The beauty and struggle of spiritual practice
If you had asked me ten years ago where I would be in ten years time, I’m pretty sure this would not be the place. Anyone else with me on that? Equally, the blessings I have in my life are not the ones I asked for, the challenges in my life sometimes take me by surprise, and the pleasures in my life are not what billboard and magazines promised me.
In a move I could never have planned or anticipated, yoga became my way of life and I suddenly found myself as ‘spiritual’. Within the framework of yoga philosophy I realised a part of myself could be considered divine, and outside of the yoga philosophy (which can be patriarchal and archaic) I discovered the menstrual cycle was a yoga practice, that my relationships were a yoga practice, and the seasons of the Earth had so much to teach me. After years of being tense and busy, I started to open up, relax and breathe.

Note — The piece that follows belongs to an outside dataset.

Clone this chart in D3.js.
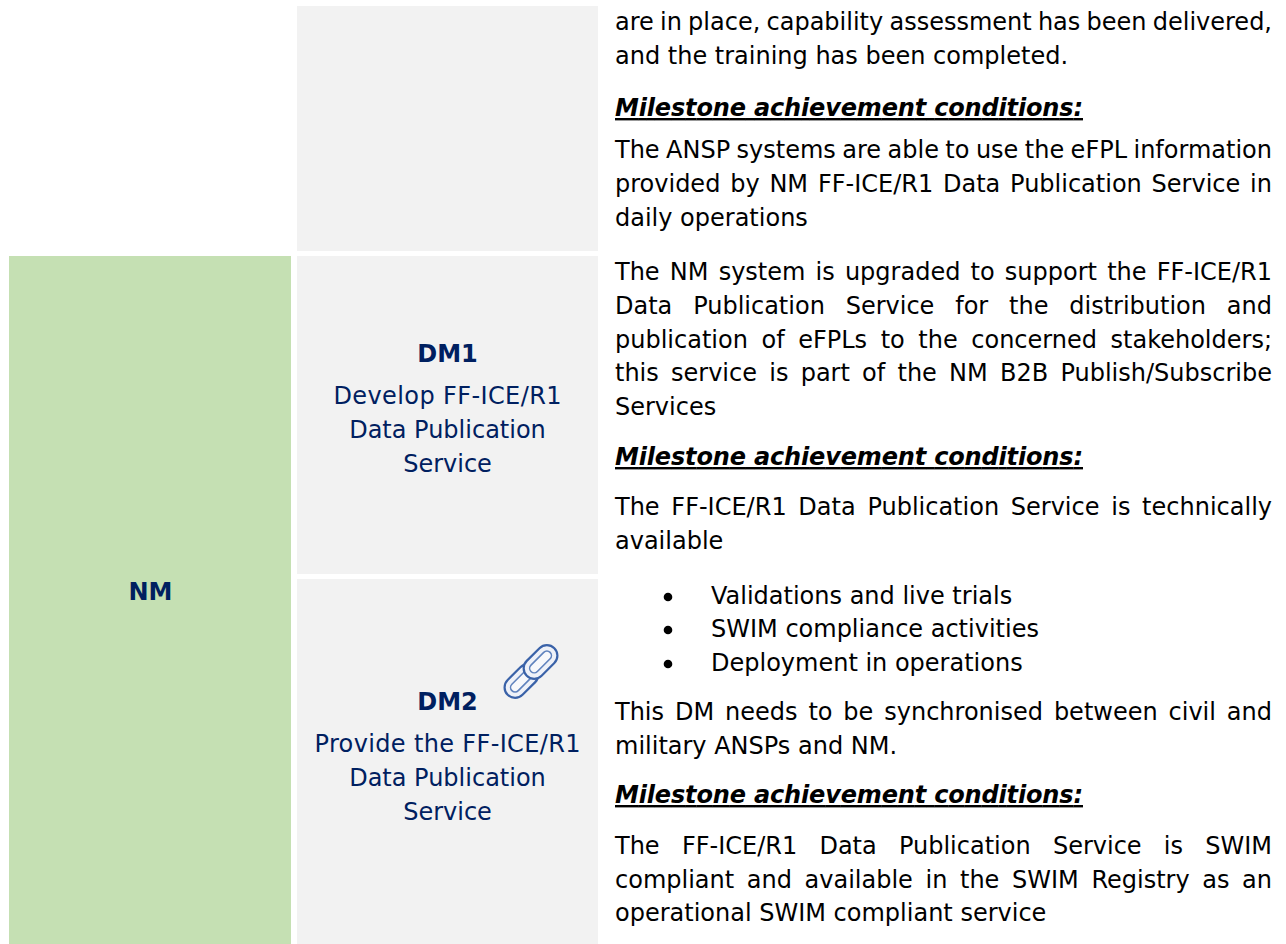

We are in a pivotal time of the evolution of human thought and experience. The ‘Information Age’ that we live in is so new to us, to our biology, and we have never been more disconnected from the land we live on, or our bodies. But we are adapting and changing.
The rise in popularity of yoga is such a good thing. Yoga can help us to feel again, to become comfortable with all of our emotions, and to rise above the banality of our thoughts. Working with the cycles of nature, and for women, the menstrual cycle, can help us discover our deeply rooted connection with the earth.
This is not the work I planned to be doing. But here I am, and how lucky yet challenged I am, how frustrating yet wonderful it can be.
This blog is a simple sharing from my heart. No top tips or particular inspiration today, just gentle insight into why teaching about yoga, the menstrual cycle, and deep rest, has been full of both beauty and struggle.
Be the change…
This work is a blessing, but it is also hard work. I question myself, wonder if I am authentic / enlightened / knowledgeable enough to be sharing these practices. The fact I have yoga helps me to understand these questions as self-sabotage from the ego, which fears that I might finally let go of self-doubt and step fully into life, knowing the risks and challenges that lie ahead - and yet stepping fully in anyway.
When students are kind enough to tell me how grateful they are, how charting their menstrual cycles has changed their lives or how yoga has taught them how to rest and feel safe, I remember feeling the same. I still do feel the same, and so I know that I must continue to share these teachings, to not let myself get disheartened or disillusioned by consumerism, politics or my own private weariness.
I must remember that it is not my work to churn out fitness yoga, to sit on a stage and elevate myself above my students - and not not compare myself to those who do, for if they are truly happy in what they do, so be it. I am no longer on a linear path. I am no longer buying into the idea that slaving away in a joyless job is an achievement despite the temptation of impressive job titles and salaries.
I must remember that for decades, centuries, that the feminine has been suppressed, controlled and tamed and I am a small yet important part of bringing it back to life through the menstrual cycle work. I must remember that whilst yoga is being used extensively for those seeking the ‘perfect’ body or posture, there is a real, deep and urgent need for radical rest. I must remember that this is scary for women and men, just as it is scary for me, and in acknowledging the fear, it becomes a little less powerful.
And so, although sometimes it feels too hard, sometimes it feels impossible, and sometimes I wonder what on earth got me here, the connection I have forged through practice, effort, discipline and kindness is deep within my heart.
How do you feel about your spiritual practices? Do you have a spiritual practice? What do those words mean to you? Please share. I’d love to hear from you.